Pentagon Leaders Distance Themselves from LGBT Pride Events
Senior leaders at the Pentagon are distancing themselves from the Defense Department’s annual LGBT Pride Month celebrations, declining to formally acknowledge the observances for the first time since the practice became routine after President Barack Obama repealed the military’s ban on homosexuals serving openly.
The absence this year of an official Pentagon memo marking LGBT Pride Month has raised questions among service members and Defense Department civilian employees who are troubled by President Trump’s surprise proclamation last July that he would ban transgender people from serving in the military. Typically, the memo is distributed as LGBT Pride Month begins each June, effectively endorsing the observance and encouraging personnel to hold local events. The memo has put LGBT Pride Month on par with other special observances and heritage months.
“It opens the door for LGBT service members, civilians and their allies on military bases to hold events recognizing Pride Month without having to ask for special permission or an exception,” said a former senior Obama administration official, who spoke on the condition of anonymity because of the official’s dealings with the Pentagon. “It makes it known that there’s an authorization, that there’s support.”
Even without an official observance memo, the LGBT employee group at the Defense Department held an event Monday at the Pentagon. Contrary to past years, though, no high-level department leaders made public remarks — another first since such events began in 2012, the year after the policy known as “don’t ask, don’t tell” was repealed. Instead, Rep. Anthony G. Brown (D-Md.) headlined Monday’s gathering.
Air Force Maj. Carla Gleason, a spokeswoman for the Pentagon, declined to discuss why no observance memo has been issued this year, saying only: “The Department of Defense supports diversity of all kinds across our military and we encourage everyone to celebrate the diversity of our total force team. . . . We value all members of the DOD total force and recognize their immense contributions to the mission.”
Gleason noted, too, that despite the absence of an official memo, the Pentagon’s LGBT employee group held its annual event.
The event’s organizers designed this year’s promotional posters because, without an official observance memo, the Pentagon’s design office was prohibited from doing the work, according to people familiar with the plans.
The Defense Department Office of Diversity Management and Equal Opportunity maintains a website publicizing the posters and memos designating 2018’s other official observances. As of Monday, it listed five: Martin Luther King Jr. Day, Black History Month, Women’s History Month, Holocaust Days of Remembrance, and Asian American and Pacific Islander Heritage Month. In each instance, all materials were distributed across the force in accordance with regular protocol.

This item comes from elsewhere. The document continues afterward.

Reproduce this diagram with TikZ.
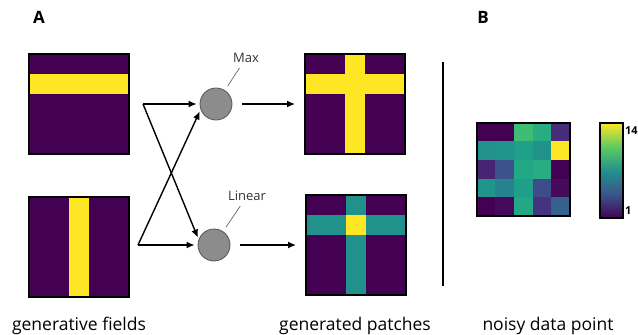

The Office of the Undersecretary of Defense for Personnel and Readiness is responsible for issuing the memos. Robert L. Wilkie, Trump’s nominee to become the next Veterans Affairs secretary, currently runs the office, pending his confirmation to the Cabinet post.
Trump’s transgender ban has yet to go into effect because of court challenges. In the meantime, Defense Secretary Jim Mattis has recommended a new policy that disqualifies transgender people who require or have already undergone gender transition, and bans people with current or recent gender dysphoria except in rare circumstances. Gender dysphoria is the medical term for people who feel distress as a result of their birth gender.
Trump has said he supports Mattis’s recommendations.
Mattis’s policy recommendation marks a reversal of the Obama administration’s decision in 2016 to lift a ban on transgender men and women serving in the U.S. armed forces, though it grandfathers those currently serving.
Trump positioned himself as a supporter of gay rights during his campaign, promising during the Republican National Convention to “protect LGBTQ citizens.” His decision last July to announce a ban on transgender people serving in the military has drawn sharp criticism from gay rights groups and raised questions about the commitment he offered on the campaign trail.